Contests for open seats are more the rule than not; usually, there’s no individual person in a party caucus that so obviously stands out as to preclude anyone else from giving it a shot. Not a lot is really required to enter a race for leadership – no paper filing, no fundraising, no public campaigning.

The public doesn’t have much to do with these choices, and public campaigns for them would be difficult because they usually amount, mostly, to matters not of philosophy or floor votes but of personality and style. They are partly popularity contests in part, but also relate to how the person handles the job and the public perception of them – of a House speaker of Senate president pro tem is the public face of the chamber.

Idaho has a serious legislative leadership contest this year, for the most powerful single legislative position, speaker of the House. After the 2006 retirement of veteran Bruce Newcomb, the then-assistant majority leader, Lawerence Denney, took over. He was then the assistant majority leader, and the (incomplete) shorthand description of the contest was that he was the conservative defeating the more moderate Bill Deal of Nampa, who now is the state director of the Department of Insurance. In that case, philosophical differences may have been a factor in the voting process. (You can never be totally sure, since the choosing is done by secret ballot.)

This year, Denney is being challenged by the current assistant majority leader, Scott Bedke of Oakley. Bedke seems to be the betting pick to win. Denney has run up a string of bad headlines over the years, and maybe more pointedly there appears to be some dissatisfaction in the ranks. Bedke is said to be broadly popular by comparison, and said also to be campaigning hard. He also has been donating freely to campaign warchests for a number of House members, a fact remembered when time comes to ask for a leadership vote. Denney has made either few or no campaign contributions to other caucus members.

Denney and Bedke haven’t often been on opposing sides of substantive issues; the House will not likely be much different in voting patterns either way. It may differ when it comes to such matters as handling ethical issues, deciding on committee assignments (a centrally key job for the speaker), managing appointments and overt politics. (Denney came under fire for trying to fire an appointee to the state redistricting commission).
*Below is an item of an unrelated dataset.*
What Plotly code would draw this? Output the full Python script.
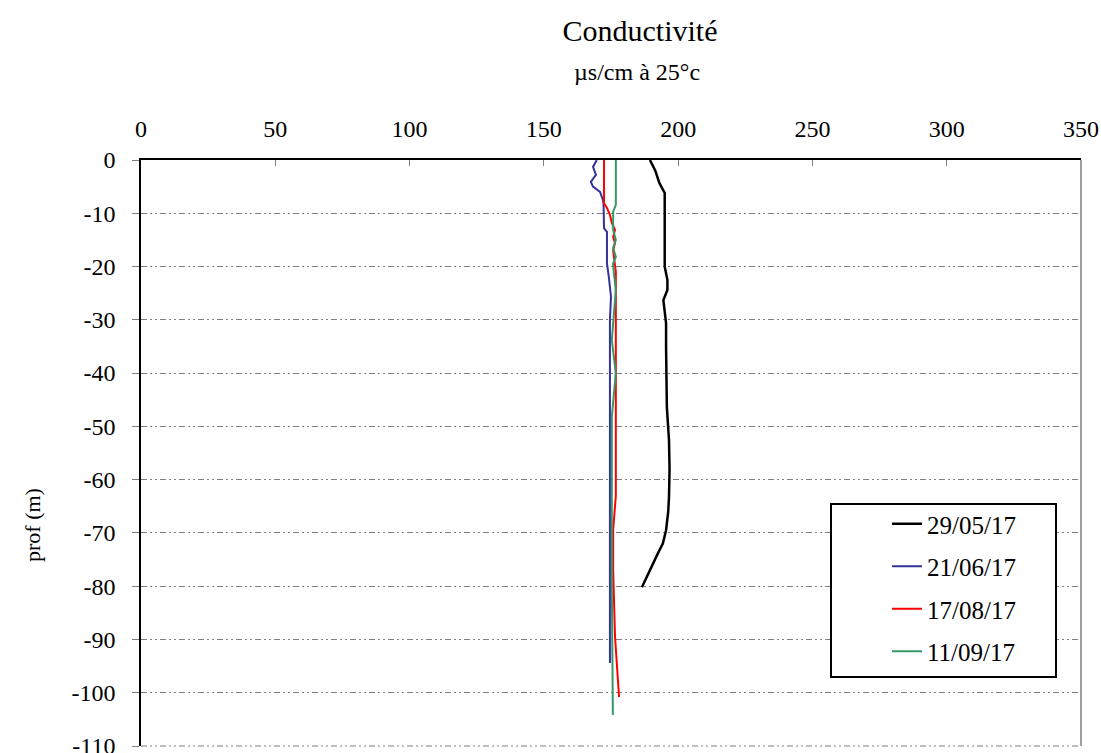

If Bedke succeeds, he will be the first person to oust a sitting House speaker in many decades. In the more than five decades that Republicans have continuously controlled the chamber, every House speaker departed that job either to retire from the legislature or pursue another office. (That second category includes U.S. Representative Mike Simpson and former Secretary of State Pete Cenarrusa.) It may be an indication, light as it is, that Idaho politics isn’t totally unchangeable.